SOURCE RECORDS »
• • • • • • •
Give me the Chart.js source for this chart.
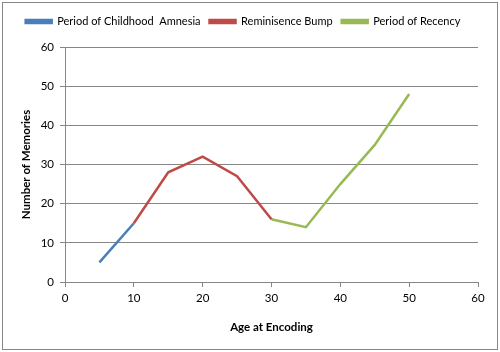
<!DOCTYPE html>
<html>
<head>
<meta charset="utf-8">
<script src="https://cdn.jsdelivr.net/npm/chart.js@4/dist/chart.umd.min.js"></script>
<style>
    html, body { margin: 0; padding: 0; background: #fff; }
    #wrap { position: relative; width: 500px; height: 352px; }
    #frame { position: absolute; left: 2px; top: 2px; width: 494px; height: 346px; border: 1px solid #868686; pointer-events: none; }
</style>
</head>
<body>
<div id="wrap">
    <canvas id="memoryChart" width="500" height="352"></canvas>
    <div id="frame"></div>
</div>
<script>
    // ages and memory counts
    const amnesiaAges = [5, 10];
    const amnesiaCounts = [5, 15];
    const bumpAges = [10, 15, 20, 25, 30];
    const bumpCounts = [15, 28, 32, 27, 16];
    const recencyAges = [30, 35, 40, 45, 50];
    const recencyCounts = [16, 14, 25, 35, 48];
    const seriesLabels = ["Period of Childhood  Amnesia", "Reminisence Bump", "Period of Recency"];

    const toPoints = (xs, ys) => xs.map((x, i) => ({ x: x, y: ys[i] }));

    const fontFamily = "Lato, 'Open Sans', sans-serif";
    const gridGray = "#868686";

    function lineSet(label, xs, ys, color) {
        return {
            label: label,
            data: toPoints(xs, ys),
            borderColor: color,
            backgroundColor: color,
            borderWidth: 2.5,
            showLine: true,
            pointRadius: 0,
            pointHoverRadius: 0,
            fill: false,
            tension: 0,
        };
    }

    // leave a bit more room under the legend, like the original
    const legendSpacer = {
        id: "legendSpacer",
        beforeInit(chart) {
            const originalFit = chart.legend.fit;
            chart.legend.fit = function () {
                originalFit.bind(chart.legend)();
                this.height += 10;
            };
        }
    };

    const ctx = document.getElementById("memoryChart").getContext("2d");
    new Chart(ctx, {
        type: "scatter",
        data: {
            datasets: [
                lineSet(seriesLabels[0], amnesiaAges, amnesiaCounts, "#4A7EBB"),
                lineSet(seriesLabels[1], bumpAges, bumpCounts, "#BE4B48"),
                lineSet(seriesLabels[2], recencyAges, recencyCounts, "#98B954"),
            ]
        },
        plugins: [legendSpacer],
        options: {
            responsive: false,
            animation: false,
            layout: {
                padding: { top: 7, left: 8, right: 22, bottom: 14 }
            },
            plugins: {
                tooltip: { enabled: false },
                legend: {
                    position: "top",
                    labels: {
                        boxWidth: 26,
                        boxHeight: 3,
                        padding: 9,
                        color: "#000",
                        font: { family: fontFamily, size: 11 },
                    }
                }
            },
            scales: {
                x: {
                    type: "linear",
                    min: 0,
                    max: 60,
                    ticks: { stepSize: 10, color: "#000", padding: 4, font: { family: fontFamily, size: 11.5 } },
                    grid: { drawOnChartArea: false, color: gridGray, tickLength: 5 },
                    border: { color: gridGray },
                    title: {
                        display: true,
                        text: "Age at Encoding",
                        color: "#000",
                        font: { family: fontFamily, size: 11.5, weight: "bold" },
                    },
                    afterFit: function (scale) { scale.height = 56; }
                },
                y: {
                    min: 0,
                    max: 60,
                    ticks: { stepSize: 10, color: "#000", padding: 6, font: { family: fontFamily, size: 11.5 } },
                    grid: { color: gridGray, tickLength: 5 },
                    border: { color: gridGray },
                    title: {
                        display: true,
                        text: "Number of Memories",
                        color: "#000",
                        padding: { top: 11, bottom: 4 },
                        font: { family: fontFamily, size: 11.5, weight: "bold" },
                    },
                    afterFit: function (scale) { scale.width = 57; }
                }
            }
        }
    });
</script>
</body>
</html>
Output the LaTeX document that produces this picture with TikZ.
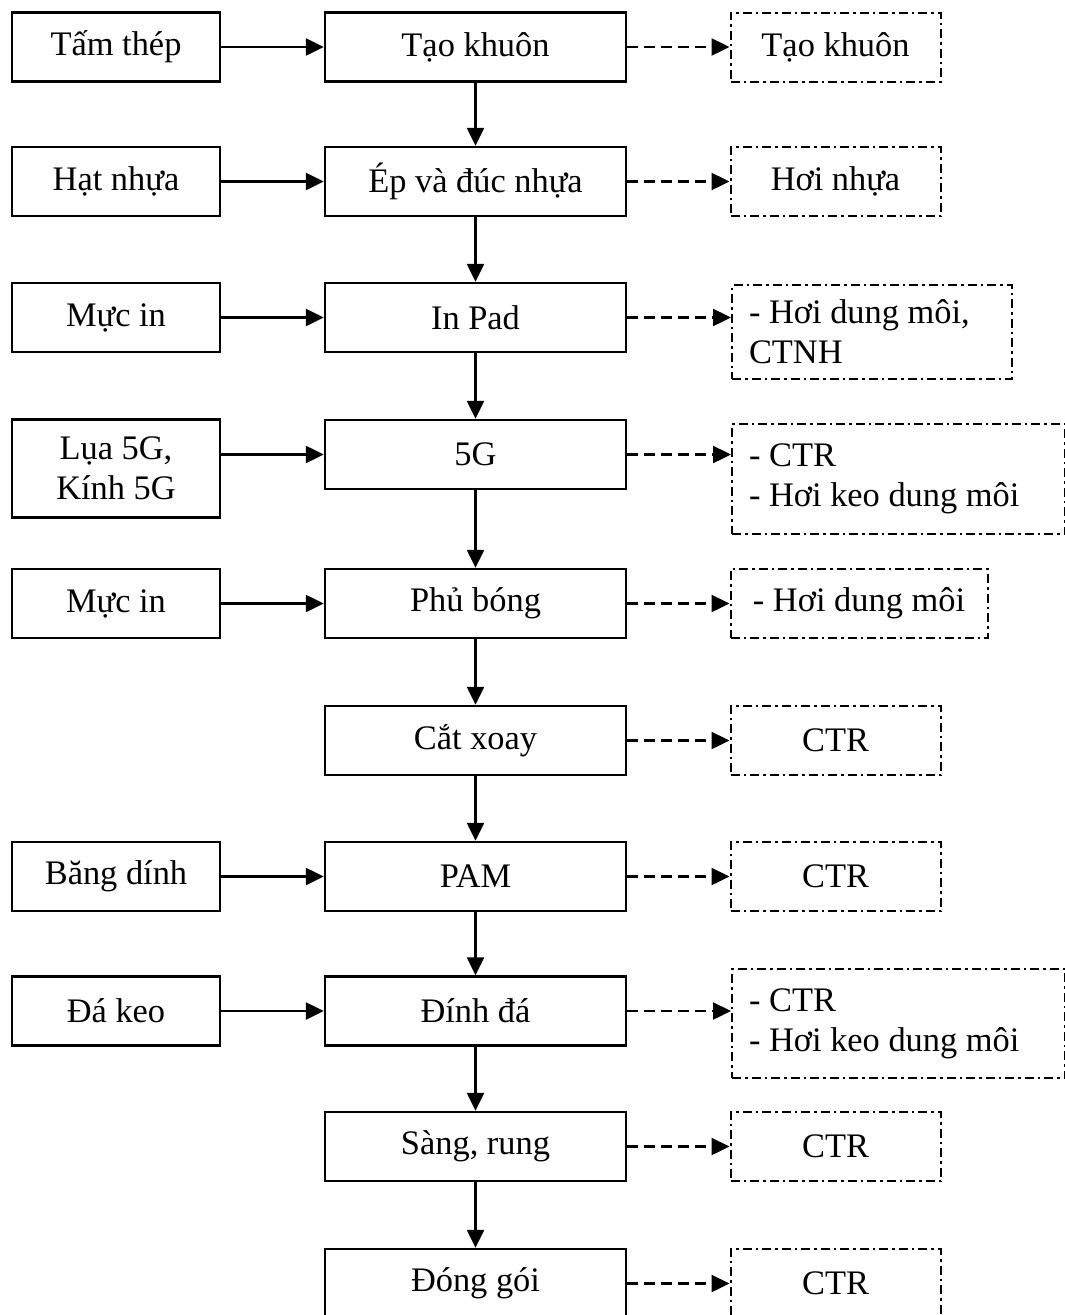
\documentclass[tikz,border=0pt]{standalone}
\usepackage{fontspec}
\setmainfont{Liberation Serif}
\usetikzlibrary{arrows.meta}
\begin{document}
\begin{tikzpicture}[x=1pt,y=-1pt,
  font=\fontsize{34.4}{40}\selectfont,
  box/.style={draw, line width=2.4pt, minimum height=69pt, inner sep=0pt, align=center},
  mbox/.style={box, minimum width=301pt},
  lbox/.style={box, minimum width=208pt},
  rbox/.style={draw, line width=2pt, dash pattern=on 9pt off 4pt on 2.5pt off 4pt, inner xsep=17pt, inner ysep=0pt, minimum height=69pt},
  rboxc/.style={rbox, align=center, minimum width=210pt},
  rboxl/.style={rbox, align=flush left, anchor=north west},
  flow/.style={line width=2.4pt, -{Triangle[length=18pt,width=17pt]}},
  waste/.style={flow, dash pattern=on 11pt off 6pt},
]
\useasboundingbox (0,0) rectangle (1065,1315);

% middle column
\node[mbox] (m1)  at (475.5,47)     {Tạo khuôn};
\node[mbox] (m2)  at (475.5,181.5)  {Ép và đúc nhựa};
\node[mbox] (m3)  at (475.5,317.5)  {In Pad};
\node[mbox] (m4)  at (475.5,454.5)  {5G};
\node[mbox] (m5)  at (475.5,603.5)  {Phủ bóng};
\node[mbox] (m6)  at (475.5,740.5)  {Cắt xoay};
\node[mbox] (m7)  at (475.5,876.5)  {PAM};
\node[mbox] (m8)  at (475.5,1011)   {Đính đá};
\node[mbox] (m9)  at (475.5,1146.5) {Sàng, rung};
\node[mbox] (m10) at (475.5,1283.5) {Đóng gói};

% left column
\node[lbox] (l1) at (116,47)    {Tấm thép};
\node[lbox] (l2) at (116,181.5) {Hạt nhựa};
\node[lbox] (l3) at (116,317.5) {Mực in};
\node[lbox, minimum height=98pt] (l4) at (116,468.5) {Lụa 5G,\\Kính 5G};
\node[lbox] (l5) at (116,603.5) {Mực in};
\node[lbox] (l7) at (116,876.5) {Băng dính};
\node[lbox] (l8) at (116,1011)  {Đá keo};

% right column
\node[rboxc] (r1) at (835.5,47)    {Tạo khuôn};
\node[rboxc] (r2) at (835.5,181.5) {Hơi nhựa};
\node[rboxl, text width=246pt, minimum height=94pt] (r3) at (731,284) {- Hơi dung môi,\\CTNH};
\node[rboxl, text width=299pt, minimum height=110pt] (r4) at (731,423) {- CTR\\- Hơi keo dung môi};
\node[rboxc, minimum width=257pt] (r5) at (859,603.5) {- Hơi dung môi};
\node[rboxc] (r6) at (835.5,740.5) {CTR};
\node[rboxc] (r7) at (835.5,876.5) {CTR};
\node[rboxl, text width=299pt, minimum height=109pt] (r8) at (731,968) {- CTR\\- Hơi keo dung môi};
\node[rboxc] (r9) at (835.5,1146.5) {CTR};
\node[rboxc] (r10) at (835.5,1283.5) {CTR};

% inputs
\foreach \i in {1,2,3,4,5,7,8} \draw[flow] (l\i.east |- m\i.west) -- (m\i.west);
% main flow
\foreach \i/\j in {1/2,2/3,3/4,4/5,5/6,6/7,7/8,8/9,9/10} \draw[flow] (m\i.south) -- (m\j.north);
% wastes
\foreach \i in {1,...,10} \draw[waste] (m\i.east) -- (m\i.east -| r\i.west);
\end{tikzpicture}
\end{document}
• • • • • • •
REQUIRED TASK »
Pictures are to be left out; all else in the entries above is to be quoted exactly.

SOLVED EXERCISE »
Give me the Chart.js source for this chart.
<!DOCTYPE html>
<html>
<head>
<meta charset="utf-8">
<script src="https://cdn.jsdelivr.net/npm/chart.js@4/dist/chart.umd.min.js"></script>
<style>
    html, body { margin: 0; padding: 0; background: #fff; }
    #wrap { position: relative; width: 500px; height: 352px; }
    #frame { position: absolute; left: 2px; top: 2px; width: 494px; height: 346px; border: 1px solid #868686; pointer-events: none; }
</style>
</head>
<body>
<div id="wrap">
    <canvas id="memoryChart" width="500" height="352"></canvas>
    <div id="frame"></div>
</div>
<script>
    // ages and memory counts
    const amnesiaAges = [5, 10];
    const amnesiaCounts = [5, 15];
    const bumpAges = [10, 15, 20, 25, 30];
    const bumpCounts = [15, 28, 32, 27, 16];
    const recencyAges = [30, 35, 40, 45, 50];
    const recencyCounts = [16, 14, 25, 35, 48];
    const seriesLabels = ["Period of Childhood  Amnesia", "Reminisence Bump", "Period of Recency"];

    const toPoints = (xs, ys) => xs.map((x, i) => ({ x: x, y: ys[i] }));

    const fontFamily = "Lato, 'Open Sans', sans-serif";
    const gridGray = "#868686";

    function lineSet(label, xs, ys, color) {
        return {
            label: label,
            data: toPoints(xs, ys),
            borderColor: color,
            backgroundColor: color,
            borderWidth: 2.5,
            showLine: true,
            pointRadius: 0,
            pointHoverRadius: 0,
            fill: false,
            tension: 0,
        };
    }

    // leave a bit more room under the legend, like the original
    const legendSpacer = {
        id: "legendSpacer",
        beforeInit(chart) {
            const originalFit = chart.legend.fit;
            chart.legend.fit = function () {
                originalFit.bind(chart.legend)();
                this.height += 10;
            };
        }
    };

    const ctx = document.getElementById("memoryChart").getContext("2d");
    new Chart(ctx, {
        type: "scatter",
        data: {
            datasets: [
                lineSet(seriesLabels[0], amnesiaAges, amnesiaCounts, "#4A7EBB"),
                lineSet(seriesLabels[1], bumpAges, bumpCounts, "#BE4B48"),
                lineSet(seriesLabels[2], recencyAges, recencyCounts, "#98B954"),
            ]
        },
        plugins: [legendSpacer],
        options: {
            responsive: false,
            animation: false,
            layout: {
                padding: { top: 7, left: 8, right: 22, bottom: 14 }
            },
            plugins: {
                tooltip: { enabled: false },
                legend: {
                    position: "top",
                    labels: {
                        boxWidth: 26,
                        boxHeight: 3,
                        padding: 9,
                        color: "#000",
                        font: { family: fontFamily, size: 11 },
                    }
                }
            },
            scales: {
                x: {
                    type: "linear",
                    min: 0,
                    max: 60,
                    ticks: { stepSize: 10, color: "#000", padding: 4, font: { family: fontFamily, size: 11.5 } },
                    grid: { drawOnChartArea: false, color: gridGray, tickLength: 5 },
                    border: { color: gridGray },
                    title: {
                        display: true,
                        text: "Age at Encoding",
                        color: "#000",
                        font: { family: fontFamily, size: 11.5, weight: "bold" },
                    },
                    afterFit: function (scale) { scale.height = 56; }
                },
                y: {
                    min: 0,
                    max: 60,
                    ticks: { stepSize: 10, color: "#000", padding: 6, font: { family: fontFamily, size: 11.5 } },
                    grid: { color: gridGray, tickLength: 5 },
                    border: { color: gridGray },
                    title: {
                        display: true,
                        text: "Number of Memories",
                        color: "#000",
                        padding: { top: 11, bottom: 4 },
                        font: { family: fontFamily, size: 11.5, weight: "bold" },
                    },
                    afterFit: function (scale) { scale.width = 57; }
                }
            }
        }
    });
</script>
</body>
</html>
Output the LaTeX document that produces this picture with TikZ.
\documentclass[tikz,border=0pt]{standalone}
\usepackage{fontspec}
\setmainfont{Liberation Serif}
\usetikzlibrary{arrows.meta}
\begin{document}
\begin{tikzpicture}[x=1pt,y=-1pt,
  font=\fontsize{34.4}{40}\selectfont,
  box/.style={draw, line width=2.4pt, minimum height=69pt, inner sep=0pt, align=center},
  mbox/.style={box, minimum width=301pt},
  lbox/.style={box, minimum width=208pt},
  rbox/.style={draw, line width=2pt, dash pattern=on 9pt off 4pt on 2.5pt off 4pt, inner xsep=17pt, inner ysep=0pt, minimum height=69pt},
  rboxc/.style={rbox, align=center, minimum width=210pt},
  rboxl/.style={rbox, align=flush left, anchor=north west},
  flow/.style={line width=2.4pt, -{Triangle[length=18pt,width=17pt]}},
  waste/.style={flow, dash pattern=on 11pt off 6pt},
]
\useasboundingbox (0,0) rectangle (1065,1315);

% middle column
\node[mbox] (m1)  at (475.5,47)     {Tạo khuôn};
\node[mbox] (m2)  at (475.5,181.5)  {Ép và đúc nhựa};
\node[mbox] (m3)  at (475.5,317.5)  {In Pad};
\node[mbox] (m4)  at (475.5,454.5)  {5G};
\node[mbox] (m5)  at (475.5,603.5)  {Phủ bóng};
\node[mbox] (m6)  at (475.5,740.5)  {Cắt xoay};
\node[mbox] (m7)  at (475.5,876.5)  {PAM};
\node[mbox] (m8)  at (475.5,1011)   {Đính đá};
\node[mbox] (m9)  at (475.5,1146.5) {Sàng, rung};
\node[mbox] (m10) at (475.5,1283.5) {Đóng gói};

% left column
\node[lbox] (l1) at (116,47)    {Tấm thép};
\node[lbox] (l2) at (116,181.5) {Hạt nhựa};
\node[lbox] (l3) at (116,317.5) {Mực in};
\node[lbox, minimum height=98pt] (l4) at (116,468.5) {Lụa 5G,\\Kính 5G};
\node[lbox] (l5) at (116,603.5) {Mực in};
\node[lbox] (l7) at (116,876.5) {Băng dính};
\node[lbox] (l8) at (116,1011)  {Đá keo};

% right column
\node[rboxc] (r1) at (835.5,47)    {Tạo khuôn};
\node[rboxc] (r2) at (835.5,181.5) {Hơi nhựa};
\node[rboxl, text width=246pt, minimum height=94pt] (r3) at (731,284) {- Hơi dung môi,\\CTNH};
\node[rboxl, text width=299pt, minimum height=110pt] (r4) at (731,423) {- CTR\\- Hơi keo dung môi};
\node[rboxc, minimum width=257pt] (r5) at (859,603.5) {- Hơi dung môi};
\node[rboxc] (r6) at (835.5,740.5) {CTR};
\node[rboxc] (r7) at (835.5,876.5) {CTR};
\node[rboxl, text width=299pt, minimum height=109pt] (r8) at (731,968) {- CTR\\- Hơi keo dung môi};
\node[rboxc] (r9) at (835.5,1146.5) {CTR};
\node[rboxc] (r10) at (835.5,1283.5) {CTR};

% inputs
\foreach \i in {1,2,3,4,5,7,8} \draw[flow] (l\i.east |- m\i.west) -- (m\i.west);
% main flow
\foreach \i/\j in {1/2,2/3,3/4,4/5,5/6,6/7,7/8,8/9,9/10} \draw[flow] (m\i.south) -- (m\j.north);
% wastes
\foreach \i in {1,...,10} \draw[waste] (m\i.east) -- (m\i.east -| r\i.west);
\end{tikzpicture}
\end{document}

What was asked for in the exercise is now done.